EXERCISE MATERIAL:
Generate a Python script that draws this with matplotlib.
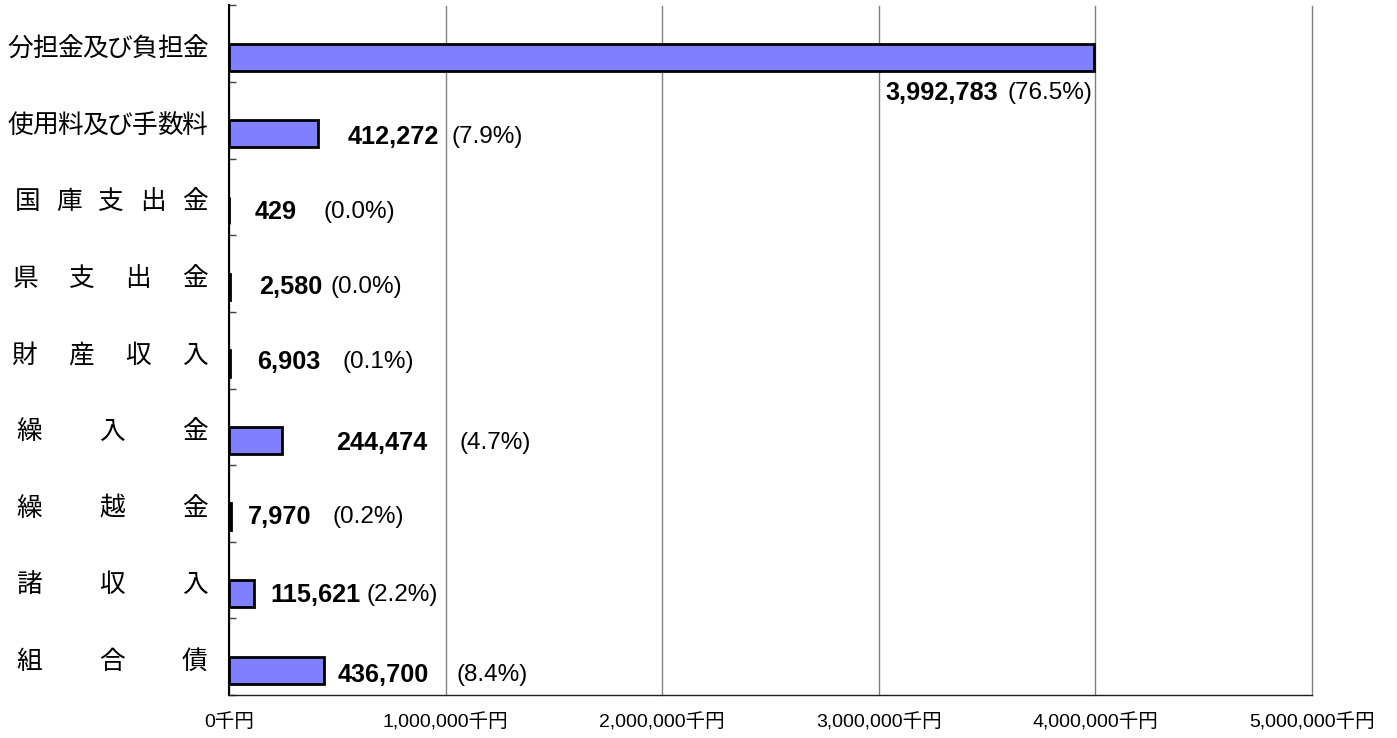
import matplotlib
matplotlib.use('Agg')
import matplotlib.pyplot as plt
from matplotlib.transforms import blended_transform_factory

# ---- data ----
categories = ['分担金及び負担金', '使用料及び手数料', '国庫支出金', '県支出金', '財産収入',
              '繰入金', '繰越金', '諸収入', '組合債']
values = [3992783, 412272, 429, 2580, 6903, 244474, 7970, 115621, 436700]
percent_labels = ['76.5%', '7.9%', '0.0%', '0.0%', '0.1%', '4.7%', '0.2%', '2.2%', '8.4%']
x_ticks = [0, 1000000, 2000000, 3000000, 4000000, 5000000]
x_unit = '千円'

# ---- label layout (positions only) ----
cat_left_px = [8, 8, 15, 13, 12, 17, 17, 17, 17]
cat_right_px = 207
num_label_x = [3028600, 549400, 120000, 138500, 129300, 494000, 87700, 189300, 503200]
pct_label_x = [3591900, 1029500, 434000, 466300, 526300, 1061900, 480100, 637100, 1052600]
label_dy = [0.64, 0.22, 0.20, 0.18, 0.15, 0.21, 0.18, 0.20, 0.24]

W, H = 1397, 738
fig = plt.figure(figsize=(W / 100, H / 100), dpi=100)
ax = fig.add_axes([229 / W, 1 - 695 / H, (1312 - 229) / W, (695 - 5.5) / H])

ys = list(range(len(categories)))
ax.barh(ys, values, height=0.35, align='edge', color='#8080FF',
        edgecolor='black', linewidth=2.0, zorder=3)

ax.set_xlim(0, 5000000)
ax.set_ylim(len(categories) - 0.5, -0.5)

ax.set_xticks(x_ticks)
ax.set_xticklabels([f'{v:,}{x_unit}' for v in x_ticks],
                   fontfamily=['Liberation Sans', 'Noto Sans CJK JP'], fontsize=14)
ax.tick_params(axis='x', length=0, pad=13)

ax.set_yticks([k - 0.5 for k in range(len(categories) + 1)])
ax.set_yticklabels([])
ax.tick_params(axis='y', direction='in', length=5, width=1, color='#404040')

ax.xaxis.grid(True, color='#808080', linewidth=1.0, zorder=0)
for gl in ax.get_xgridlines():
    gl.set_clip_on(False)
ax.set_axisbelow(True)
for s in ['top', 'right']:
    ax.spines[s].set_visible(False)
ax.spines['left'].set_linewidth(1.5)
ax.spines['left'].set_color('black')
ax.spines['bottom'].set_linewidth(1.0)
ax.spines['bottom'].set_color('#202020')

# category labels, justified character by character
tr = blended_transform_factory(fig.transFigure, ax.transData)
em = 25
for i, lab in enumerate(categories):
    chars = list(lab)
    n = len(chars)
    c0 = cat_left_px[i] + em / 2
    c1 = cat_right_px - em / 2
    for k, ch in enumerate(chars):
        cx = c0 + (c1 - c0) * k / (n - 1) if n > 1 else c1
        ax.text(cx / W, i + 0.07, ch, transform=tr, ha='center', va='center',
                fontfamily='Noto Sans CJK JP', fontsize=18.5, color='black',
                clip_on=False)

# value + percent labels
for i, v in enumerate(values):
    ax.text(num_label_x[i], i + label_dy[i], f'{v:,}', ha='left', va='center',
            fontfamily='Liberation Sans', fontweight='bold', fontsize=18.2,
            color='black', zorder=4)
    ax.text(pct_label_x[i], i + label_dy[i], f'({percent_labels[i]})', ha='left',
            va='center', fontfamily='Liberation Sans', fontsize=17.5,
            color='black', zorder=4)

fig.savefig('out.png', dpi=100)
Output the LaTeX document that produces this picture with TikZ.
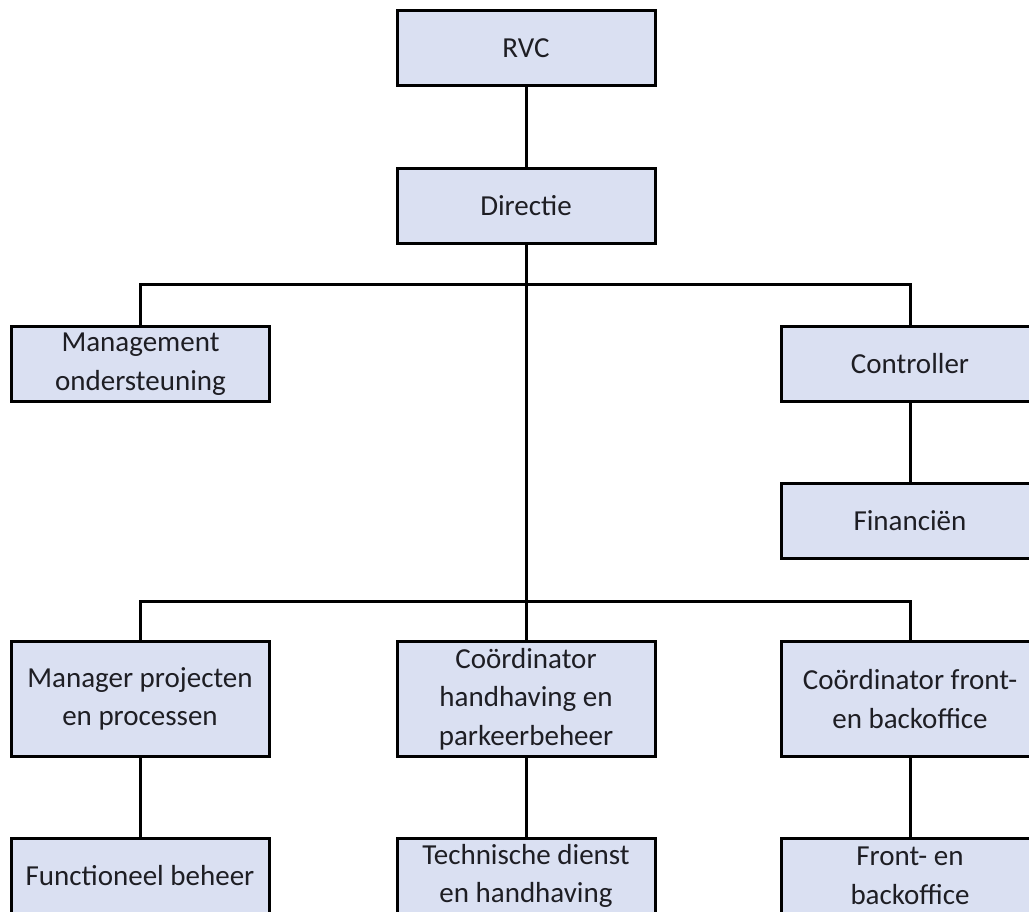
\documentclass[tikz,border=0pt]{standalone}
\usepackage{fontspec}
\setmainfont{Carlito}
\definecolor{boxfill}{RGB}{218,224,242}
\definecolor{textcol}{RGB}{30,30,36}
\begin{document}
\begin{tikzpicture}[x=1pt,y=-1pt,
  box/.style={draw=black, line width=3pt, fill=boxfill, text=textcol, align=center,
    minimum width=258pt, inner sep=0pt, font=\fontsize{29}{38.5}\selectfont},
  lowbox/.style={box, minimum height=75pt},
  tallbox/.style={box, minimum height=115pt},
  conn/.style={draw=black, line width=3pt}]
\useasboundingbox (0,0) rectangle (1029,912);
\clip (0,0) rectangle (1029,912);
\fill[white] (0,0) rectangle (1029,912);
\node[lowbox] (rvc) at (526,48) {RVC};
\node[lowbox] (dir) at (526,206) {Directie};
\node[lowbox] (mgmt) at (140.5,364) {Management\\ondersteuning};
\node[lowbox] (ctrl) at (910,364) {Controller};
\node[lowbox] (fin) at (910,521) {Financiën};
\node[tallbox] (mpp) at (140,699) {Manager projecten\\en processen};
\node[tallbox] (chp) at (526,699) {Coördinator\\handhaving en\\parkeerbeheer};
\node[tallbox] (cfb) at (910,699) {Coördinator front-\\en backoffice};
\node[lowbox] (fb) at (140,876) {Functioneel beheer};
\node[lowbox] (tdh) at (526,876) {Technische dienst\\en handhaving};
\node[lowbox] (fbo) at (910,876) {Front- en\\backoffice};
\coordinate (b1) at (526,285);
\coordinate (b2) at (526,601);
\draw[conn] (rvc.south) -- (dir.north);
\draw[conn] (dir.south) -- (chp.north);
\draw[conn] (mgmt.north) |- (b1) -| (ctrl.north);
\draw[conn] (mpp.north) |- (b2) -| (cfb.north);
\draw[conn] (ctrl.south) -- (fin.north);
\draw[conn] (mpp.south) -- (fb.north);
\draw[conn] (chp.south) -- (tdh.north);
\draw[conn] (cfb.south) -- (fbo.north);
\end{tikzpicture}
\end{document}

CHALLENGE: Write every entry out again exactly, dropping the pictures.

FULL RESPONSE:
Generate a Python script that draws this with matplotlib.
import matplotlib
matplotlib.use('Agg')
import matplotlib.pyplot as plt
from matplotlib.transforms import blended_transform_factory

# ---- data ----
categories = ['分担金及び負担金', '使用料及び手数料', '国庫支出金', '県支出金', '財産収入',
              '繰入金', '繰越金', '諸収入', '組合債']
values = [3992783, 412272, 429, 2580, 6903, 244474, 7970, 115621, 436700]
percent_labels = ['76.5%', '7.9%', '0.0%', '0.0%', '0.1%', '4.7%', '0.2%', '2.2%', '8.4%']
x_ticks = [0, 1000000, 2000000, 3000000, 4000000, 5000000]
x_unit = '千円'

# ---- label layout (positions only) ----
cat_left_px = [8, 8, 15, 13, 12, 17, 17, 17, 17]
cat_right_px = 207
num_label_x = [3028600, 549400, 120000, 138500, 129300, 494000, 87700, 189300, 503200]
pct_label_x = [3591900, 1029500, 434000, 466300, 526300, 1061900, 480100, 637100, 1052600]
label_dy = [0.64, 0.22, 0.20, 0.18, 0.15, 0.21, 0.18, 0.20, 0.24]

W, H = 1397, 738
fig = plt.figure(figsize=(W / 100, H / 100), dpi=100)
ax = fig.add_axes([229 / W, 1 - 695 / H, (1312 - 229) / W, (695 - 5.5) / H])

ys = list(range(len(categories)))
ax.barh(ys, values, height=0.35, align='edge', color='#8080FF',
        edgecolor='black', linewidth=2.0, zorder=3)

ax.set_xlim(0, 5000000)
ax.set_ylim(len(categories) - 0.5, -0.5)

ax.set_xticks(x_ticks)
ax.set_xticklabels([f'{v:,}{x_unit}' for v in x_ticks],
                   fontfamily=['Liberation Sans', 'Noto Sans CJK JP'], fontsize=14)
ax.tick_params(axis='x', length=0, pad=13)

ax.set_yticks([k - 0.5 for k in range(len(categories) + 1)])
ax.set_yticklabels([])
ax.tick_params(axis='y', direction='in', length=5, width=1, color='#404040')

ax.xaxis.grid(True, color='#808080', linewidth=1.0, zorder=0)
for gl in ax.get_xgridlines():
    gl.set_clip_on(False)
ax.set_axisbelow(True)
for s in ['top', 'right']:
    ax.spines[s].set_visible(False)
ax.spines['left'].set_linewidth(1.5)
ax.spines['left'].set_color('black')
ax.spines['bottom'].set_linewidth(1.0)
ax.spines['bottom'].set_color('#202020')

# category labels, justified character by character
tr = blended_transform_factory(fig.transFigure, ax.transData)
em = 25
for i, lab in enumerate(categories):
    chars = list(lab)
    n = len(chars)
    c0 = cat_left_px[i] + em / 2
    c1 = cat_right_px - em / 2
    for k, ch in enumerate(chars):
        cx = c0 + (c1 - c0) * k / (n - 1) if n > 1 else c1
        ax.text(cx / W, i + 0.07, ch, transform=tr, ha='center', va='center',
                fontfamily='Noto Sans CJK JP', fontsize=18.5, color='black',
                clip_on=False)

# value + percent labels
for i, v in enumerate(values):
    ax.text(num_label_x[i], i + label_dy[i], f'{v:,}', ha='left', va='center',
            fontfamily='Liberation Sans', fontweight='bold', fontsize=18.2,
            color='black', zorder=4)
    ax.text(pct_label_x[i], i + label_dy[i], f'({percent_labels[i]})', ha='left',
            va='center', fontfamily='Liberation Sans', fontsize=17.5,
            color='black', zorder=4)

fig.savefig('out.png', dpi=100)
Output the LaTeX document that produces this picture with TikZ.
\documentclass[tikz,border=0pt]{standalone}
\usepackage{fontspec}
\setmainfont{Carlito}
\definecolor{boxfill}{RGB}{218,224,242}
\definecolor{textcol}{RGB}{30,30,36}
\begin{document}
\begin{tikzpicture}[x=1pt,y=-1pt,
  box/.style={draw=black, line width=3pt, fill=boxfill, text=textcol, align=center,
    minimum width=258pt, inner sep=0pt, font=\fontsize{29}{38.5}\selectfont},
  lowbox/.style={box, minimum height=75pt},
  tallbox/.style={box, minimum height=115pt},
  conn/.style={draw=black, line width=3pt}]
\useasboundingbox (0,0) rectangle (1029,912);
\clip (0,0) rectangle (1029,912);
\fill[white] (0,0) rectangle (1029,912);
\node[lowbox] (rvc) at (526,48) {RVC};
\node[lowbox] (dir) at (526,206) {Directie};
\node[lowbox] (mgmt) at (140.5,364) {Management\\ondersteuning};
\node[lowbox] (ctrl) at (910,364) {Controller};
\node[lowbox] (fin) at (910,521) {Financiën};
\node[tallbox] (mpp) at (140,699) {Manager projecten\\en processen};
\node[tallbox] (chp) at (526,699) {Coördinator\\handhaving en\\parkeerbeheer};
\node[tallbox] (cfb) at (910,699) {Coördinator front-\\en backoffice};
\node[lowbox] (fb) at (140,876) {Functioneel beheer};
\node[lowbox] (tdh) at (526,876) {Technische dienst\\en handhaving};
\node[lowbox] (fbo) at (910,876) {Front- en\\backoffice};
\coordinate (b1) at (526,285);
\coordinate (b2) at (526,601);
\draw[conn] (rvc.south) -- (dir.north);
\draw[conn] (dir.south) -- (chp.north);
\draw[conn] (mgmt.north) |- (b1) -| (ctrl.north);
\draw[conn] (mpp.north) |- (b2) -| (cfb.north);
\draw[conn] (ctrl.south) -- (fin.north);
\draw[conn] (mpp.south) -- (fb.north);
\draw[conn] (chp.south) -- (tdh.north);
\draw[conn] (cfb.south) -- (fbo.north);
\end{tikzpicture}
\end{document}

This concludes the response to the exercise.